O Conselho Nacional de Política Fazendária (CONFAZ) aprovou o Convênio ICMS 106/17, publicado em 05/10/20171, que trata sobre os procedimentos de cobrança do ICMS às ''operações com bens e mercadorias digitais comercializadas por meio de transferência eletrônica de dados'', tal qual consta do próprio preâmbulo do Convênio, que produzirá efeitos a partir de abril de 2018.
O CONFAZ, órgão que reúne o Ministério da Fazenda e as Secretarias das Fazendas dos Estados, é responsável por uniformizar a política fiscal de interesse dos Estados-membros.
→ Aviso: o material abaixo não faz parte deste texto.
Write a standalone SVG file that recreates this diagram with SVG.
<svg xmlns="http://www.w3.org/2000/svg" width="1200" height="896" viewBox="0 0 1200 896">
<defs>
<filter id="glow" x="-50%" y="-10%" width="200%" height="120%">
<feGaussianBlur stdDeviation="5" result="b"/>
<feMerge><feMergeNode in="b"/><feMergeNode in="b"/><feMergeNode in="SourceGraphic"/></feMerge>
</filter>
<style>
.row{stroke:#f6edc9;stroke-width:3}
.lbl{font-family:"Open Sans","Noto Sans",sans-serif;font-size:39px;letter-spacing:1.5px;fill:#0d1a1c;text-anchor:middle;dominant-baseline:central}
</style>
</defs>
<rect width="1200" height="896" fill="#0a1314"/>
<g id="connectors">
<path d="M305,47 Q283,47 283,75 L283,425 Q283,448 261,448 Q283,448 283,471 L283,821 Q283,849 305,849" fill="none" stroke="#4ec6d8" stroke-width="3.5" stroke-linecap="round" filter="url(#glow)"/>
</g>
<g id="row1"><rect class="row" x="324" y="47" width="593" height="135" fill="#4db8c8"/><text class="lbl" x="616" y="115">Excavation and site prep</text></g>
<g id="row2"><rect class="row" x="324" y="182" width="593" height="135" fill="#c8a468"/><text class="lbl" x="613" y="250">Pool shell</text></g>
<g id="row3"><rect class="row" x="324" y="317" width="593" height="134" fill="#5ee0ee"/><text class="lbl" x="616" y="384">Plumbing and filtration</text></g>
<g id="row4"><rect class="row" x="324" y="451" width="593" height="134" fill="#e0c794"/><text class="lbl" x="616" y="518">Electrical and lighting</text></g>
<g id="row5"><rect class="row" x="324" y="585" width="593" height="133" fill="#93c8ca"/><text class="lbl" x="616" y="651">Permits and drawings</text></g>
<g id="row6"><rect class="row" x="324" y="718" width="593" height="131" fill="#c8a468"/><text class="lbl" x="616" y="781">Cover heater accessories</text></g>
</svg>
O Convênio ICMS 106/17 pode ser visto como marco do interesse das administrações fazendárias estaduais em tomar medidas mais concretas para tributar o comércio eletrônico que se dá mediante transferência de dados (download e streaming, notadamente).
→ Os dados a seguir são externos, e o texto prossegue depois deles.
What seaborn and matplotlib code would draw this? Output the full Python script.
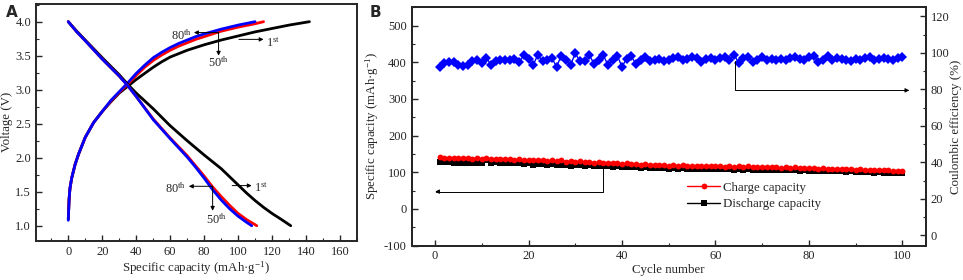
import numpy as np
import pandas as pd
import matplotlib
matplotlib.use("Agg")
import matplotlib.pyplot as plt
import seaborn as sns
from matplotlib.ticker import MultipleLocator

# ---------------- Data: panel A (voltage profiles) ----------------
ch1_cap = [0, 0.5, 1, 2, 4, 6, 10, 15, 20, 25, 30, 35, 40, 45, 50, 55, 60, 65, 70, 75, 80, 90, 100, 110, 120, 130, 142]
ch1_v = [1.1, 1.4, 1.55, 1.7, 1.9, 2.05, 2.3, 2.52, 2.68, 2.82, 2.95, 3.05, 3.15, 3.24, 3.33, 3.41, 3.48, 3.53, 3.58, 3.62, 3.66, 3.73, 3.79, 3.85, 3.9, 3.95, 4.0]
ch50_cap = [0, 0.5, 1, 2, 4, 6, 10, 15, 20, 25, 30, 35, 40, 45, 50, 55, 60, 65, 70, 75, 80, 90, 100, 110, 115]
ch50_v = [1.1, 1.4, 1.55, 1.7, 1.9, 2.05, 2.3, 2.52, 2.68, 2.83, 2.96, 3.08, 3.21, 3.33, 3.43, 3.51, 3.58, 3.64, 3.69, 3.74, 3.78, 3.86, 3.92, 3.97, 4.0]
ch80_cap = [0, 0.5, 1, 2, 4, 6, 10, 15, 20, 25, 30, 35, 40, 45, 50, 55, 60, 65, 70, 75, 80, 90, 100, 110]
ch80_v = [1.08, 1.4, 1.55, 1.7, 1.9, 2.05, 2.3, 2.52, 2.68, 2.84, 2.97, 3.1, 3.24, 3.36, 3.47, 3.55, 3.62, 3.68, 3.73, 3.78, 3.82, 3.89, 3.95, 4.0]

dis1_cap = [0, 5, 10, 20, 30, 35, 40, 50, 60, 70, 80, 90, 100, 105, 110, 115, 120, 125, 131]
dis1_v = [4.0, 3.86, 3.73, 3.47, 3.22, 3.08, 2.95, 2.72, 2.47, 2.25, 2.04, 1.84, 1.6, 1.48, 1.37, 1.27, 1.18, 1.1, 1.0]
dis50_cap = [0, 5, 10, 20, 30, 35, 40, 50, 60, 70, 75, 80, 85, 90, 95, 100, 105, 111]
dis50_v = [4.0, 3.85, 3.72, 3.45, 3.2, 3.06, 2.9, 2.57, 2.29, 2.03, 1.88, 1.73, 1.57, 1.43, 1.30, 1.18, 1.09, 1.0]
dis80_cap = [0, 5, 10, 20, 30, 35, 40, 50, 60, 70, 75, 80, 85, 90, 95, 100, 105, 108]
dis80_v = [4.0, 3.85, 3.72, 3.45, 3.2, 3.06, 2.9, 2.56, 2.28, 2.01, 1.86, 1.70, 1.53, 1.38, 1.25, 1.14, 1.05, 1.0]

# ---------------- Data: panel B (cycling) ----------------
cycles = list(range(1, 101))
charge_cap = [142, 140, 139, 139, 138, 138, 139, 137, 138, 137,
              138, 137, 136, 137, 135, 136, 134, 136, 133, 134,
              133, 132, 133, 131, 132, 130, 132, 129, 131, 128,
              130, 127, 129, 126, 127, 125, 126, 124, 125, 123,
              124, 122, 123, 121, 122, 120, 121, 119, 120, 118,
              119, 118, 119, 117, 118, 117, 118, 116, 117, 116,
              117, 115, 116, 115, 116, 114, 116, 114, 115, 113,
              114, 113, 114, 112, 113, 112, 113, 111, 112, 111,
              111, 110, 111, 109, 110, 109, 110, 108, 109, 107,
              108, 107, 107, 106, 106, 105, 105, 104, 103, 103]
discharge_cap = [128, 127, 127, 126, 126, 125, 126, 125, 125, 124,
                 133, 126, 127, 126, 125, 125, 124, 125, 123, 124,
                 119, 123, 122, 121, 122, 119, 121, 120, 117, 120,
                 119, 118, 119, 117, 118, 116, 117, 114, 116, 113,
                 115, 113, 114, 112, 113, 111, 112, 111, 111, 110,
                 111, 110, 111, 109, 110, 109, 110, 108, 109, 108,
                 109, 108, 109, 107, 108, 107, 108, 107, 107, 106,
                 107, 106, 106, 105, 106, 105, 105, 104, 105, 104,
                 104, 103, 104, 103, 103, 102, 103, 101, 102, 101,
                 101, 100, 100, 99, 100, 99, 99, 98, 98, 97]
efficiency = [92.4, 94.5, 94.9, 94.9, 93.5, 92.9, 93.5, 95.3, 95.9, 94.5,
              97.3, 93.3, 95.6, 96.3, 95.9, 96.1, 96.9, 94.9, 98.9, 96.5,
              93.5, 98.9, 95.5, 95.9, 97.3, 92.4, 98.5, 95.9, 93.3, 99.9,
              95.3, 95.5, 98.9, 94.1, 96.1, 98.9, 93.3, 95.9, 98.5, 92.4,
              96.9, 98.1, 93.9, 95.9, 97.9, 95.3, 95.9, 96.9, 95.3, 96.0,
              97.0, 98.0, 96.0, 96.5, 98.0, 97.0, 95.0, 96.5, 97.0, 96.0,
              97.0, 98.0, 96.0, 99.0, 94.5, 97.0, 98.0, 95.0, 96.0, 98.0,
              96.0, 96.5, 96.0, 96.5, 96.0, 97.0, 97.5, 96.5, 96.0, 97.5,
              98.5, 95.0, 96.0, 98.5, 96.0, 97.0, 96.5, 96.0, 95.5, 96.5,
              96.0, 97.0, 98.0, 96.0, 96.5, 97.0, 96.5, 96.0, 97.0, 98.0]

# ---------------- Style ----------------
sns.set_style("ticks")
plt.rcParams["font.family"] = ["Liberation Serif", "DejaVu Serif"]
plt.rcParams["mathtext.default"] = "regular"
plt.rcParams["axes.unicode_minus"] = False
plt.rcParams["axes.linewidth"] = 1.4
plt.rcParams["xtick.direction"] = "in"
plt.rcParams["ytick.direction"] = "in"

TICK_FS = 9
LABEL_FS = 9.3
ANN_FS = 8.8

fig = plt.figure(figsize=(9.63, 2.80), dpi=100)
axA = fig.add_axes([0.0374, 0.1404, 0.3333, 0.8453])
axB = fig.add_axes([0.4275, 0.1232, 0.5338, 0.8508])

# ---------------- Panel A ----------------
curves = [
    (ch1_cap, ch1_v, "black"), (ch50_cap, ch50_v, "#ff0000"), (ch80_cap, ch80_v, "#0000ff"),
    (dis1_cap, dis1_v, "black"), (dis50_cap, dis50_v, "#ff0000"), (dis80_cap, dis80_v, "#0000ff"),
]
for xs, ys, col in curves:
    sns.lineplot(x=xs, y=ys, ax=axA, color=col, lw=2.0, sort=False, estimator=None)

axA.set_xlim(-19, 170)
axA.set_ylim(0.78, 4.26)
axA.set_xticks([0, 20, 40, 60, 80, 100, 120, 140, 160])
axA.xaxis.set_minor_locator(MultipleLocator(10))
axA.set_yticks([1.0, 1.5, 2.0, 2.5, 3.0, 3.5, 4.0])
axA.set_yticklabels(["1.0", "1.5", "2.0", "2.5", "3.0", "3.5", "4.0"])
axA.yaxis.set_minor_locator(MultipleLocator(0.25))
axA.tick_params(which="major", length=4, width=1.0, labelsize=TICK_FS, top=False, right=False)
axA.tick_params(which="minor", length=2, width=0.8, top=False, right=False)
axA.set_xlabel("Specific capacity (mAh·g$^{-1}$)", fontsize=LABEL_FS, labelpad=1)
axA.set_ylabel("Voltage (V)", fontsize=LABEL_FS, labelpad=2)

arr = dict(arrowstyle="-|>", color="black", lw=0.7, mutation_scale=6, shrinkA=0, shrinkB=0)
# upper annotations
axA.annotate("", xy=(74, 3.84), xytext=(88.5, 3.84), arrowprops=arr)
axA.annotate("", xy=(88.5, 3.50), xytext=(88.5, 3.84), arrowprops=arr)
axA.annotate("", xy=(115, 3.74), xytext=(100.5, 3.74), arrowprops=arr)
axA.text(73, 3.80, "80$^{th}$", fontsize=ANN_FS, ha="right", va="center")
axA.text(88.5, 3.40, "50$^{th}$", fontsize=ANN_FS, ha="center", va="center")
axA.text(116.5, 3.69, "1$^{st}$", fontsize=ANN_FS, ha="left", va="center")
# lower annotations
axA.annotate("", xy=(71, 1.58), xytext=(85, 1.58), arrowprops=arr)
axA.annotate("", xy=(85, 1.22), xytext=(85, 1.58), arrowprops=arr)
axA.annotate("", xy=(108, 1.59), xytext=(96.5, 1.59), arrowprops=arr)
axA.text(69.5, 1.54, "80$^{th}$", fontsize=ANN_FS, ha="right", va="center")
axA.text(87, 1.09, "50$^{th}$", fontsize=ANN_FS, ha="center", va="center")
axA.text(109.5, 1.55, "1$^{st}$", fontsize=ANN_FS, ha="left", va="center")

fig.text(0.006, 0.955, "A", fontsize=11, fontweight="bold", family="DejaVu Sans", ha="left", va="center")

# ---------------- Panel B ----------------
dfB = pd.DataFrame({"cycle": cycles, "charge": charge_cap,
                    "discharge": discharge_cap, "eff": efficiency})

axB2 = axB.twinx()
sns.lineplot(data=dfB, x="cycle", y="charge", ax=axB, color="#ff0000", marker="o",
             markersize=4.2, markeredgewidth=0, lw=1.0, label="Charge capacity", zorder=3)
sns.lineplot(data=dfB, x="cycle", y="discharge", ax=axB, color="black", marker="s",
             markersize=4.8, markeredgewidth=0, lw=1.0, label="Discharge capacity", zorder=2)
sns.lineplot(data=dfB, x="cycle", y="eff", ax=axB2, color="#0000ff", marker="D",
             markersize=5.0, markeredgewidth=0, lw=1.0, legend=False)

axB.set_xlim(-5, 105)
axB.set_ylim(-100, 550)
axB.set_xticks([0, 20, 40, 60, 80, 100])
axB.xaxis.set_minor_locator(MultipleLocator(10))
axB.set_yticks([-100, 0, 100, 200, 300, 400, 500])
axB.yaxis.set_minor_locator(MultipleLocator(50))
axB2.set_ylim(-5.5, 125)
axB2.set_yticks([0, 20, 40, 60, 80, 100, 120])
axB2.yaxis.set_minor_locator(MultipleLocator(10))
for a in (axB, axB2):
    a.tick_params(which="major", length=4, width=1.0, labelsize=TICK_FS, direction="in")
    a.tick_params(which="minor", length=2, width=0.8, direction="in")
axB.tick_params(right=False, top=False)
axB.tick_params(which="minor", right=False, top=False)
axB2.spines["right"].set_linewidth(1.4)

axB.set_xlabel("Cycle number", fontsize=LABEL_FS, labelpad=1)
axB.set_ylabel("Specific capacity (mAh·g$^{-1}$)", fontsize=LABEL_FS, labelpad=2)
axB2.set_ylabel("Coulombic efficiency (%)", fontsize=LABEL_FS, labelpad=0.5)

arr2 = dict(arrowstyle="-|>", color="black", lw=0.7, mutation_scale=6, shrinkA=0, shrinkB=0,
            connectionstyle="angle,angleA=90,angleB=0,rad=0")
axB.annotate("", xy=(0, 47), xytext=(36, 117), arrowprops=arr2)
axB2.annotate("", xy=(101.5, 79.5), xytext=(64.2, 95.5), arrowprops=arr2)

leg = axB.legend(loc="upper left", bbox_to_anchor=(0.525, 0.29), frameon=False,
                 fontsize=LABEL_FS, handlelength=2.6, handletextpad=0.2,
                 labelspacing=0.35, borderaxespad=0)

fig.text(0.384, 0.955, "B", fontsize=11, fontweight="bold", family="DejaVu Sans", ha="left", va="center")

fig.savefig("out.png", dpi=100)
O que o Convênio entende por ''bens e mercadorias digitais'' são justamente os ''softwares, programas, jogos eletrônicos, aplicativos, arquivos eletrônicos e congêneres, que sejam padronizados, ainda que tenham sido ou possam ser adaptados, comercializadas por meio de transferência eletrônica de dados''.
Mais especificamente, o Convênio permite isentar de pagamento do ICMS as operações entre as empresas envolvidas na cadeia de produção e distribuição. Porém, prevê a tributação no comércio nacional e nas importações desses bens e mercadorias digitais quando destinados ao consumidor final.
A previsão do Convênio é de que o ICMS seja devido independentemente de a operação se dar via site ou plataforma eletrônica, podendo o pagamento, inclusive, ser periódico. O ICMS seria devido ao Estado onde é domiciliado ou estabelecido o adquirente do bem ou mercadoria digital.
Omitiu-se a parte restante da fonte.